Ao vivenciar uma experiência como essa, podemos nos deparar com diferentes tarefas para alcançar uma adaptação saudável à perda, e algumas podem, inclusive, ser muito salutares. Uma delas, por exemplo, é aceitar a realidade da perda, lidar com a dor emocional, ajustar-se a um ambiente onde o falecido está ausente e encontrar uma maneira de manter uma ligação emocional saudável com a pessoa falecida enquanto a pessoa ainda viva segue com a própria vida. É claro que o luto não é linear, muito pelo contrário, é dinâmico e oscilatório, mas entrar em contato com a perda, seguir o processo de luto resolvendo as dores dia a dia, assimilando as perdas e a adaptação na reorganização do mundo, ajuda na assimilação e restauração do bem estar.

As pessoas enfrentam uma série de emoções ao lidar com a morte iminente ou real, e/ou após a separação de alguém ou de alguma coisa. Vale lembrar que quase todos os seres humanos afligem-se com a perda de um ente querido em algum grau. Alguns sentimentos e comportamentos são naturais, como por exemplo: desamparo, tristeza, negação, raiva, depressão, alívio, saudade, torpor, desespero, libertação, aceitação, embora seja importante ressaltar que nem todas as pessoas passam por todos eles de maneira linear ou sequencial. Além desses aspectos psicoemocionais, a dimensão social da morte também é crucial. A maneira como uma sociedade lida com a morte, seus rituais funerários e sistemas de apoio podem influenciar significativamente a experiência do luto. 

Agora, falando em termos físicos, a morte pode envolver dor e sofrimento físico, tanto para o moribundo quanto para os que estão ao seu redor. O cuidado paliativo e a medicina paliativa buscam aliviar esse sofrimento físico, proporcionando conforto e qualidade de vida aos pacientes terminais.

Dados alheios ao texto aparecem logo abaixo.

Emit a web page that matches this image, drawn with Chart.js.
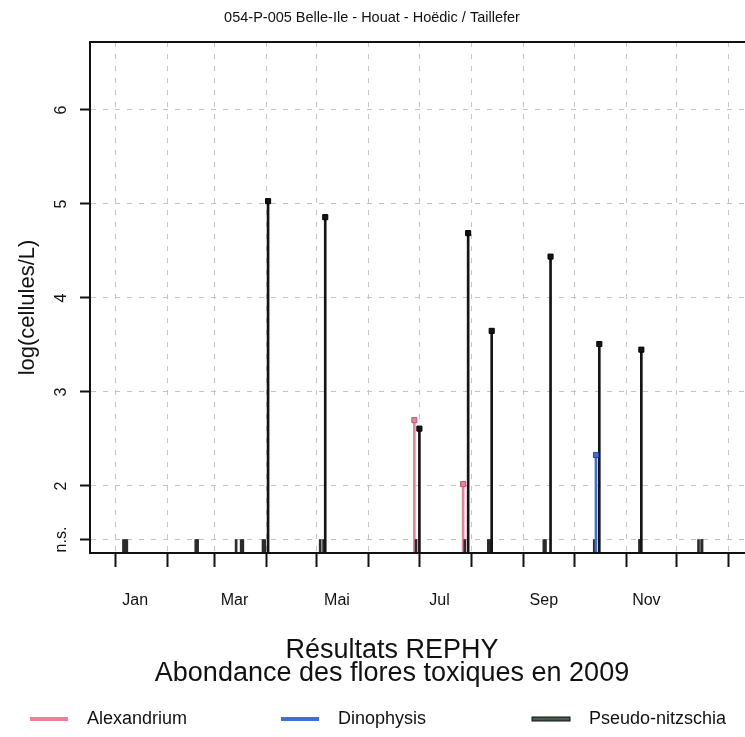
<!DOCTYPE html>
<html>
<head>
<meta charset="utf-8">
<script src="https://cdn.jsdelivr.net/npm/chart.js@4/dist/chart.umd.min.js"></script>
<style>
  html, body { margin: 0; padding: 0; background: #ffffff; overflow: hidden; width: 745px; height: 737px; }
  #wrap { position: absolute; left: 0; top: 0; width: 790px; height: 737px; }
</style>
</head>
<body>
<div id="wrap"><canvas id="c" width="790" height="737"></canvas></div>
<script>
// ---------------- data ----------------
const TITLE = '054-P-005 Belle-Ile - Houat - Hoëdic / Taillefer';
const SUBTITLE = ['Résultats REPHY', 'Abondance des flores toxiques en 2009'];
const Y_LABEL = 'log(cellules/L)';
const NS_LEVEL = 1.43;               // "n.s." (non significatif) level
const Y_TICKS = [NS_LEVEL, 2, 3, 4, 5, 6];
const Y_TICK_LABELS = ['n.s.', '2', '3', '4', '5', '6'];
const MONTH_STARTS = ['2009-01-01','2009-02-01','2009-03-01','2009-04-01','2009-05-01','2009-06-01',
                      '2009-07-01','2009-08-01','2009-09-01','2009-10-01','2009-11-01','2009-12-01','2010-01-01'];
const MONTH_LABELS = ['Jan', 'Mar', 'Mai', 'Jul', 'Sep', 'Nov'];
const MONTH_LABEL_DATES = ['2009-01-13','2009-03-13','2009-05-13','2009-07-13','2009-09-13','2009-11-13'];

const SERIES_NAMES = ['Alexandrium', 'Dinophysis', 'Pseudo-nitzschia'];

// null = n.s.
const alexDates  = ['2009-01-06','2009-02-18','2009-03-14','2009-03-30','2009-05-03','2009-06-28','2009-07-27','2009-08-11','2009-09-13','2009-10-13','2009-11-09','2009-12-14'];
const alexValues = [null, null, null, null, null, 2.70, 2.02, null, null, null, null, null];

const dinoDates  = ['2009-01-07','2009-02-19','2009-03-17','2009-03-31','2009-05-05','2009-06-29','2009-07-28','2009-08-12','2009-09-14','2009-10-14','2009-11-09','2009-12-16'];
const dinoValues = [null, null, null, null, null, null, null, null, null, 2.33, null, null];

const pnDates    = ['2009-01-08','2009-02-19','2009-03-18','2009-04-02','2009-05-06','2009-07-01','2009-07-30','2009-08-13','2009-09-17','2009-10-16','2009-11-10','2009-12-16'];
const pnValues   = [null, null, null, 5.03, 4.86, 2.61, 4.69, 3.65, 4.44, 3.51, 3.45, null];

// ---------------- helpers ----------------
const YEAR0 = Date.UTC(2009, 0, 1);
function doy(s) { const [y, m, d] = s.split('-').map(Number); return (Date.UTC(y, m - 1, d) - YEAR0) / 86400000; }

const COLORS = { alex: '#ee7f9c', dino: '#3f6fd6', pn: '#141414', pnLegend: '#4a5c4c', ns: '#2b2b2b', grid: '#c4c4c4', axis: '#111111' };
const FONT = '"Liberation Sans", Arial, sans-serif';

const Y_MIN = 1.287, Y_MAX = 6.723;
const X_MIN = -14.9, X_MAX = 380;

function stems(dates, values) { return dates.map((d, i) => ({ x: doy(d), y: values[i] === null ? NS_LEVEL : values[i], ns: values[i] === null })); }
function marks(dates, values) { return dates.map((d, i) => values[i] === null ? null : { x: doy(d), y: values[i] }).filter(p => p); }

const monthStartDays = MONTH_STARTS.map(doy);
const labelDays = MONTH_LABEL_DATES.map(doy);
const xTickValues = monthStartDays.concat(labelDays).sort((a, b) => a - b);
const isStart = v => monthStartDays.indexOf(v) !== -1;
const labelFor = v => { const k = labelDays.indexOf(v); return k === -1 ? '' : MONTH_LABELS[k]; };

function stemDataset(name, dates, values, color, order) {
  return {
    type: 'bar', label: name, data: stems(dates, values),
    backgroundColor: c => (c.raw && c.raw.ns) ? COLORS.ns : color,
    borderWidth: 0, barThickness: 2, base: Y_MIN, grouped: false, order: order
  };
}
function markDataset(name, dates, values, fill, stroke) {
  return {
    type: 'scatter', label: name + ' (max)', data: marks(dates, values),
    pointStyle: 'rect', pointRadius: 3.6, backgroundColor: fill, borderColor: stroke, borderWidth: 1,
    showLine: false, order: 0
  };
}

const datasets = [
  markDataset(SERIES_NAMES[0], alexDates, alexValues, COLORS.alex, '#b85a74'),
  markDataset(SERIES_NAMES[1], dinoDates, dinoValues, COLORS.dino, '#2a4c9a'),
  markDataset(SERIES_NAMES[2], pnDates, pnValues, COLORS.pn, '#000000'),
  stemDataset(SERIES_NAMES[2], pnDates, pnValues, COLORS.pn, 1),
  stemDataset(SERIES_NAMES[1], dinoDates, dinoValues, COLORS.dino, 2),
  stemDataset(SERIES_NAMES[0], alexDates, alexValues, COLORS.alex, 3)
];
const legendColors = { 'Alexandrium': COLORS.alex, 'Dinophysis': COLORS.dino, 'Pseudo-nitzschia': COLORS.pnLegend };

// ---------------- decorations plugin ----------------
const decor = {
  id: 'decor',
  afterDraw(chart) {
    const ctx = chart.ctx, a = chart.chartArea, ys = chart.scales.y;
    ctx.save();
    // box
    ctx.strokeStyle = COLORS.axis; ctx.lineWidth = 2;
    ctx.strokeRect(a.left, a.top, a.right - a.left, a.bottom - a.top);
    ctx.fillStyle = '#111';
    // y tick labels (rotated, parallel to axis)
    ctx.font = '16px ' + FONT; ctx.textAlign = 'center'; ctx.textBaseline = 'middle';
    Y_TICKS.forEach((v, i) => {
      const y = ys.getPixelForValue(v);
      ctx.save(); ctx.translate(62, y); ctx.rotate(-Math.PI / 2);
      ctx.fillText(Y_TICK_LABELS[i], 0, 0); ctx.restore();
    });
    // y axis title
    ctx.font = '22px ' + FONT;
    ctx.save(); ctx.translate(28, (a.top + a.bottom) / 2 + 10); ctx.rotate(-Math.PI / 2);
    ctx.fillText(Y_LABEL, 0, 0); ctx.restore();
    // title
    ctx.font = '14.5px ' + FONT;
    ctx.fillText(TITLE, 372, 18);
    // bottom titles
    ctx.font = '27px ' + FONT;
    ctx.fillText(SUBTITLE[0], 392, 651);
    ctx.fillText(SUBTITLE[1], 392, 674);
    // legend
    ctx.font = '18px ' + FONT; ctx.textAlign = 'left';
    SERIES_NAMES.forEach((n, i) => {
      const x0 = 30 + i * 251, y0 = 719;
      ctx.fillStyle = legendColors[n];
      ctx.fillRect(x0, y0 - 2, 38, 4);
      if (i === 2) { ctx.strokeStyle = '#111'; ctx.lineWidth = 1; ctx.strokeRect(x0, y0 - 2, 38, 4); }
      ctx.fillStyle = '#111';
      ctx.fillText(n, x0 + 57, y0);
    });
    ctx.restore();
  }
};

new Chart(document.getElementById('c'), {
  type: 'bar',
  data: { datasets },
  options: {
    responsive: false, animation: false, devicePixelRatio: 1,
    layout: { padding: { top: 42, right: 36, left: 0, bottom: 0 } },
    plugins: { legend: { display: false }, tooltip: { enabled: false }, title: { display: false } },
    scales: {
      x: {
        type: 'linear', min: X_MIN, max: X_MAX, offset: false,
        afterBuildTicks: s => { s.ticks = xTickValues.map(v => ({ value: v })); },
        afterFit: s => { s.height = 737 - 553; },
        grid: {
          offset: false,
          color: c => (c.tick && isStart(c.tick.value)) ? COLORS.grid : 'rgba(0,0,0,0)',
          tickColor: c => (c.tick && isStart(c.tick.value)) ? COLORS.axis : 'rgba(0,0,0,0)',
          lineWidth: 1, tickLength: 14, tickWidth: 2, drawOnChartArea: true, drawTicks: true
        },
        border: { display: true, color: COLORS.axis, width: 2, dash: [5, 7] },
        ticks: {
          autoSkip: false, maxRotation: 0, minRotation: 0, padding: 24, color: '#111',
          font: { family: FONT, size: 16 }, callback: v => labelFor(v)
        }
      },
      y: {
        type: 'linear', min: Y_MIN, max: Y_MAX,
        afterBuildTicks: s => { s.ticks = Y_TICKS.map(v => ({ value: v })); },
        afterFit: s => { s.width = 90; },
        grid: { offset: false, color: COLORS.grid, lineWidth: 1, tickLength: 10, tickWidth: 2, tickColor: COLORS.axis },
        border: { display: true, color: COLORS.axis, width: 2, dash: [5, 7] },
        ticks: { display: false }
      }
    }
  },
  plugins: [decor]
});
</script>
</body>
</html>
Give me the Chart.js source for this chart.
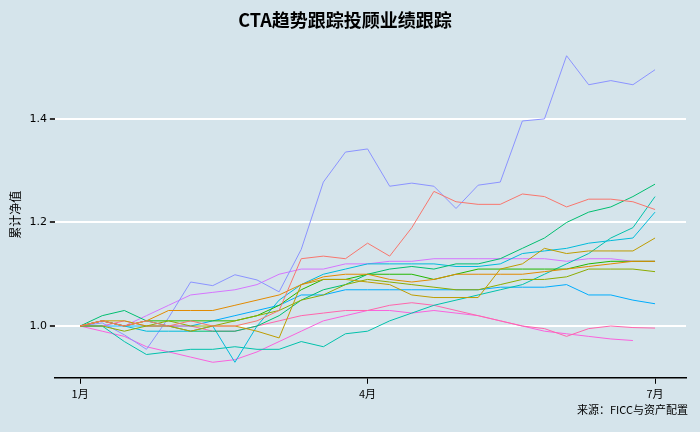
<!DOCTYPE html>
<html>
<head>
<meta charset="utf-8">
<script src="https://cdn.jsdelivr.net/npm/chart.js@4"></script>
<style>
  body { margin: 0; background: #d5e4eb; }
  #wrap { width: 700px; height: 432px; }
</style>
</head>
<body>
<div id="wrap"><canvas id="c"></canvas></div>
<script>
// weekly points, 0 = early Jan, 26 = early Jul
const weeks = Array.from({ length: 27 }, (_, i) => i);
const tickLabels = { 0: '1月', 13: '4月', 26: '7月' };
const seriesColors = ['#F8766D', '#E18A00', '#BE9C00', '#8CAB00', '#24B700', '#00BE70', '#00C1AB',
                      '#00BBDA', '#00ACFC', '#8B93FF', '#D575FE', '#F962DD', '#FF65AC'];

const s1  = [1.00, 1.01, 1.00, 1.01, 1.00, 1.01, 1.00, 1.00, 1.01, 1.03, 1.13, 1.135, 1.13, 1.16, 1.135, 1.19, 1.26, 1.24, 1.235, 1.235, 1.255, 1.25, 1.23, 1.245, 1.245, 1.24, 1.225];
const s2  = [1.00, 1.01, 1.00, 1.01, 1.03, 1.03, 1.03, 1.04, 1.05, 1.06, 1.08, 1.095, 1.10, 1.10, 1.09, 1.085, 1.09, 1.10, 1.10, 1.10, 1.10, 1.105, 1.11, 1.115, 1.12, 1.125, 1.125];
const s3  = [1.00, 1.01, 1.01, 1.00, 1.00, 0.99, 1.00, 1.00, 0.99, 0.977, 1.08, 1.09, 1.09, 1.085, 1.08, 1.06, 1.055, 1.055, 1.055, 1.11, 1.12, 1.15, 1.14, 1.145, 1.145, 1.145, 1.17];
const s4  = [1.00, 1.00, 0.99, 1.00, 1.01, 1.00, 1.00, 1.01, 1.02, 1.03, 1.05, 1.06, 1.08, 1.09, 1.085, 1.08, 1.075, 1.07, 1.07, 1.08, 1.09, 1.09, 1.095, 1.11, 1.11, 1.11, 1.105];
const s5  = [1.00, 1.01, 1.00, 1.01, 1.01, 1.01, 1.01, 1.01, 1.02, 1.04, 1.07, 1.09, 1.09, 1.10, 1.10, 1.10, 1.09, 1.10, 1.11, 1.11, 1.11, 1.11, 1.11, 1.12, 1.125, 1.125, 1.125];
const s6  = [1.00, 1.02, 1.03, 1.01, 1.00, 0.99, 0.99, 0.99, 1.00, 1.02, 1.05, 1.07, 1.08, 1.10, 1.11, 1.115, 1.11, 1.12, 1.12, 1.13, 1.15, 1.17, 1.20, 1.22, 1.23, 1.25, 1.274];
const s7  = [1.00, 1.01, 1.00, 0.99, 0.99, 0.99, 1.00, 0.93, 1.00, 1.05, 1.08, 1.10, 1.11, 1.12, 1.12, 1.12, 1.12, 1.115, 1.115, 1.12, 1.14, 1.145, 1.15, 1.16, 1.165, 1.17, 1.22];
const s8  = [1.00, 1.00, 0.97, 0.945, 0.95, 0.955, 0.955, 0.96, 0.955, 0.955, 0.97, 0.96, 0.985, 0.99, 1.01, 1.025, 1.04, 1.05, 1.06, 1.07, 1.08, 1.10, 1.12, 1.14, 1.17, 1.19, 1.25];
const s9  = [1.00, 1.006, 0.983, 0.955, 1.016, 1.085, 1.078, 1.099, 1.089, 1.066, 1.148, 1.278, 1.336, 1.342, 1.27, 1.276, 1.27, 1.227, 1.272, 1.278, 1.396, 1.40, 1.522, 1.466, 1.474, 1.466, 1.495];
const s10 = [1.00, 1.01, 1.00, 1.02, 1.04, 1.06, 1.065, 1.07, 1.08, 1.10, 1.11, 1.11, 1.12, 1.12, 1.125, 1.125, 1.13, 1.13, 1.13, 1.13, 1.13, 1.13, 1.125, 1.13, 1.13, 1.125, 1.125];
const s11 = [1.00, 1.00, 1.01, 1.00, 1.00, 1.00, 0.99, 0.99, 1.00, 1.01, 1.02, 1.025, 1.03, 1.03, 1.04, 1.045, 1.04, 1.03, 1.02, 1.01, 1.00, 0.995, 0.98, 0.995, 1.00, 0.997, 0.996];
const s12 = [1.00, 0.99, 0.98, 0.96, 0.95, 0.94, 0.93, 0.935, 0.95, 0.97, 0.99, 1.01, 1.02, 1.03, 1.03, 1.025, 1.03, 1.025, 1.02, 1.01, 1.00, 0.99, 0.985, 0.98, 0.975, 0.972, null];
const s13 = [1.00, 1.00, 1.00, 1.00, 1.00, 1.00, 1.01, 1.02, 1.03, 1.04, 1.06, 1.06, 1.07, 1.07, 1.07, 1.07, 1.07, 1.07, 1.07, 1.075, 1.075, 1.075, 1.08, 1.06, 1.06, 1.05, 1.043];
const allSeries = [s1, s2, s3, s4, s5, s6, s7, s8, s9, s10, s11, s12, s13];
const lineColors = [seriesColors[0], seriesColors[1], seriesColors[2], seriesColors[3], seriesColors[4], seriesColors[5],
                    seriesColors[7], seriesColors[6], seriesColors[9], seriesColors[10], seriesColors[12], seriesColors[11], seriesColors[8]];

const sourceNote = {
  id: 'sourceNote',
  afterDraw(chart) {
    const c = chart.ctx;
    c.save();
    c.font = '11px "Noto Sans CJK SC"';
    c.fillStyle = '#000';
    c.textAlign = 'right';
    c.fillText('来源：FICC与资产配置', 688, 414);
    c.restore();
  }
};

new Chart(document.getElementById('c'), {
  type: 'line',
  data: {
    datasets: allSeries.map((vals, k) => ({
      data: weeks.map((w, i) => ({ x: w, y: vals[i] })),
      borderColor: lineColors[k],
      borderWidth: 1,
      pointRadius: 0,
      tension: 0,
      spanGaps: false
    }))
  },
  options: {
    responsive: true,
    maintainAspectRatio: false,
    animation: false,
    layout: { padding: { left: 4, right: 14, top: 4, bottom: 29 } },
    plugins: {
      legend: { display: false },
      tooltip: { enabled: false },
      title: {
        display: true,
        text: 'CTA趋势跟踪投顾业绩跟踪',
        color: '#000',
        font: { size: 18, weight: 'bold', family: '"Noto Sans CJK SC"' },
        padding: { top: 5, bottom: 21 }
      }
    },
    scales: {
      x: {
        type: 'linear',
        min: -1.14,
        max: 27.4,
        afterBuildTicks: axis => { axis.ticks = [0, 13, 26].map(v => ({ value: v })); },
        ticks: { callback: v => tickLabels[v], color: '#000', font: { size: 11, family: '"Noto Sans CJK SC"' }, maxRotation: 0 },
        grid: { display: true, drawOnChartArea: false, color: '#000', tickLength: 6 },
        border: { display: true, color: '#000', width: 1.5 }
      },
      y: {
        min: 0.9,
        max: 1.53,
        afterBuildTicks: axis => { axis.ticks = [1.0, 1.2, 1.4].map(v => ({ value: v })); },
        ticks: { callback: v => v.toFixed(1), color: '#000', font: { size: 11, family: 'DejaVu Sans' } },
        grid: { color: '#ffffff', lineWidth: 2, tickLength: 5, tickColor: '#333' },
        border: { display: false },
        title: { display: true, text: '累计净值', color: '#000', font: { size: 12, family: '"Noto Sans CJK SC"' } }
      }
    }
  },
  plugins: [sourceNote]
});
</script>
</body>
</html>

E só atingimos grandes avanços nos cuidados paliativos recentemente com a medicina recentemente.

Já a dimensão espiritual da morte refere-se às crenças e práticas religiosas que moldam a forma como uma pessoa compreende e enfrenta a morte. Para algumas pessoas, a morte é vista como uma passagem para outra vida ou como parte de um plano divino, enquanto para outras, pode representar o fim absoluto da existência. Cada um escolhe o que melhor compete para o enfrentamento da sua dor, o que lhe traz alívio e não causa fadiga e confusão mental.

Por fim, a dimensão intelectual da morte envolve questões filosóficas e existenciais sobre o significado da vida e da morte. Filósofos e pensadores ao longo da história têm explorado essas questões profundas, oferecendo uma variedade de perspectivas sobre o tema. Além disso, o intelecto pode causar desorganização, falta de concentração, desorientação e negação. 

Em suma, existem sofrimentos que fazem parte da vida, são necessários e fogem ao nosso controle, e não somos nós que os criamos. A morte existe, é inevitável e inescapável para todos nós. Assim como a morte, o luto também é inevitável e, mais cedo ou mais tarde, terá de ser vivido. A forma como compreendemos e percebemos a morte (e o morrer) em suas diversas dimensões pode ajudar as pessoas a lidar de maneira mais eficaz com essas questões tanto em nível individual quanto coletivo.

Enfim, o conceito de morte é complexo e multifacetado, envolvendo muitos aspectos pertinentes a esta vivência, cada processo de luto de uma pessoa é como nenhum outro processo de luto, e respeitar isso é praticar suas virtudes de sabedoria!